SkelHCC: A Hyperbolic CLIP-Driven Cache Adaptation Framework for Skeleton-based One-Shot Action Recognition
2026-06-02 • Computer Vision and Pattern Recognition
Computer Vision and Pattern Recognition
AI summaryⓘ
The authors address the challenge of recognizing human actions from skeleton joint data when only one example per action is available. They propose SkelHCC, which uses a special hyperbolic space to better capture the natural hierarchy of body parts, allowing for clearer connections between movement data and action descriptions. Their method also includes a smart, training-free voting system to help adapt to new actions quickly. Tests on several datasets show that SkelHCC performs better than previous methods at recognizing actions with very limited data.

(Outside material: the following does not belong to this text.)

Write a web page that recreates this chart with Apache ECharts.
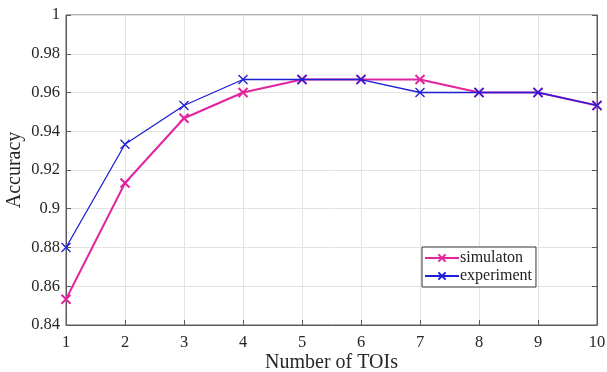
<!DOCTYPE html>
<html>
<head>
<meta charset="utf-8">
<script src="https://cdn.jsdelivr.net/npm/echarts@6/dist/echarts.min.js"></script>
<style>
  html, body { margin: 0; padding: 0; background: #fff; }
  #chart { width: 607px; height: 372px; }
</style>
</head>
<body>
<div id="chart"></div>
<script>
var tois = [1, 2, 3, 4, 5, 6, 7, 8, 9, 10]
var simulaton = [0.8533, 0.9133, 0.9467, 0.96, 0.9667, 0.9667, 0.9667, 0.96, 0.96, 0.9533]
var experiment = [0.88, 0.9333, 0.9533, 0.9667, 0.9667, 0.9667, 0.96, 0.96, 0.96, 0.9533]

var pink = '#e2259f'
var blue = '#1f1fd6'
var cross = 'path://M0,0L10,10M10,0L0,10'
var font = 'Liberation Serif'

function pairs (ys) {
  return tois.map(function (x, i) { return [x, ys[i]] })
}

function lineSeries (name, ys, color, width) {
  return {
    name: name,
    type: 'line',
    data: pairs(ys),
    symbol: cross,
    symbolSize: 9,
    lineStyle: { color: color, width: width },
    itemStyle: { color: color, borderColor: color, borderWidth: width },
    emphasis: { disabled: true },
    z: name === 'experiment' ? 3 : 2
  }
}

var chart = echarts.init(document.getElementById('chart'))
var option = {
  animation: false,
  textStyle: { fontFamily: font },
  grid: {
    left: 66, right: 10, top: 15, bottom: 47,
    outerBoundsMode: 'none',
    containLabel: false,
    show: true, borderColor: '#5a5a5a', borderWidth: 1
  },
  legend: {
    left: 422, top: 247,
    orient: 'vertical',
    backgroundColor: '#fff',
    borderColor: '#333',
    borderWidth: 1,
    padding: [3, 4, 3, 2],
    itemGap: 2,
    itemWidth: 34,
    itemHeight: 9,
    textStyle: { fontFamily: font, fontSize: 16, color: '#222', padding: [0, 0, 0, -4] },
    data: ['simulaton', 'experiment']
  },
  xAxis: {
    type: 'value',
    min: 1, max: 10, interval: 1,
    name: 'Number of TOIs',
    nameLocation: 'middle',
    nameGap: 28,
    nameMoveOverlap: false,
    nameTextStyle: { fontFamily: font, fontSize: 20, color: '#262626' },
    axisLine: { lineStyle: { color: '#5a5a5a' } },
    axisTick: { inside: true, length: 5, lineStyle: { color: '#5a5a5a' } },
    axisLabel: { fontFamily: font, fontSize: 16.5, color: '#262626', margin: 9 },
    splitLine: { lineStyle: { color: '#e3e3e3' } }
  },
  yAxis: [{
    type: 'value',
    min: 0.84, max: 1, interval: 0.02,
    name: 'Accuracy',
    nameLocation: 'middle',
    nameGap: 41,
    nameMoveOverlap: false,
    nameTextStyle: { fontFamily: font, fontSize: 20, color: '#262626' },
    axisLine: { lineStyle: { color: '#5a5a5a' } },
    axisTick: { inside: true, length: 5, lineStyle: { color: '#5a5a5a' } },
    axisLabel: { fontFamily: font, fontSize: 16.5, color: '#262626', margin: 6 },
    splitLine: { lineStyle: { color: '#e3e3e3' } }
  }, {
    type: 'value',
    position: 'right',
    min: 0.84, max: 1, interval: 0.02,
    axisLine: { show: true, lineStyle: { color: '#5a5a5a' } },
    axisTick: { show: true, inside: true, length: 5, lineStyle: { color: '#5a5a5a' } },
    axisLabel: { show: false },
    splitLine: { show: false }
  }],
  series: [
    lineSeries('simulaton', simulaton, pink, 2),
    lineSeries('experiment', experiment, blue, 1.3)
  ]
}
chart.setOption(option)
</script>
</body>
</html>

Skeleton-based action recognitionOne-shot learningHyperbolic geometryCLIPHierarchical representationCross-modal embeddingLanguage modelsMulti-granularity votingNTU RGB+D datasets
Authors
Yanan Liu, Anqi Zhu, Jingmin Zhu, Jun Liu, Hossein Rahmani, Mohammed Bennamoun, Farid Boussaid, Dan Xu, Qiuhong Ke
Abstract
Skeleton-based action recognition aims to understand human behaviors from body joint sequences and is especially challenging in the one-shot setting, where only a single labeled exemplar is available for each novel action. A key challenge is learning representations that capture the hierarchical and compositional structure of human motion while aligning effectively with high-level action semantics under extreme data scarcity. Existing approaches, largely based on Euclidean embeddings and low-level motion cues, struggle to model the tree-like organization of skeleton data, limiting cross-modal alignment and generalization to unseen action categories. We propose SkelHCC, a unified skeleton hyperbolic CLIP-driven cache adaptation framework for one-shot skeleton-based action recognition. SkelHCC introduces an Explicitly Hierarchical Hyperbolic CLIP (EH-HCLIP) module that embeds skeleton sequences and action language into a shared hyperbolic space. By leveraging the negative curvature and exponential volume growth of hyperbolic geometry, EH-HCLIP naturally encodes the joint-part-body hierarchy of human anatomy and yields structurally consistent cross-modal representations. To support efficient one-shot adaptation, SkelHCC further integrates a training-free LLM-guided Multi-granularity Voting Cache (LMV-Cache) for context-aware inference. Experiments on NTU RGB+D 60, NTU RGB+D 120, and PKU-MMD demonstrate that SkelHCC consistently outperforms state-of-the-art methods.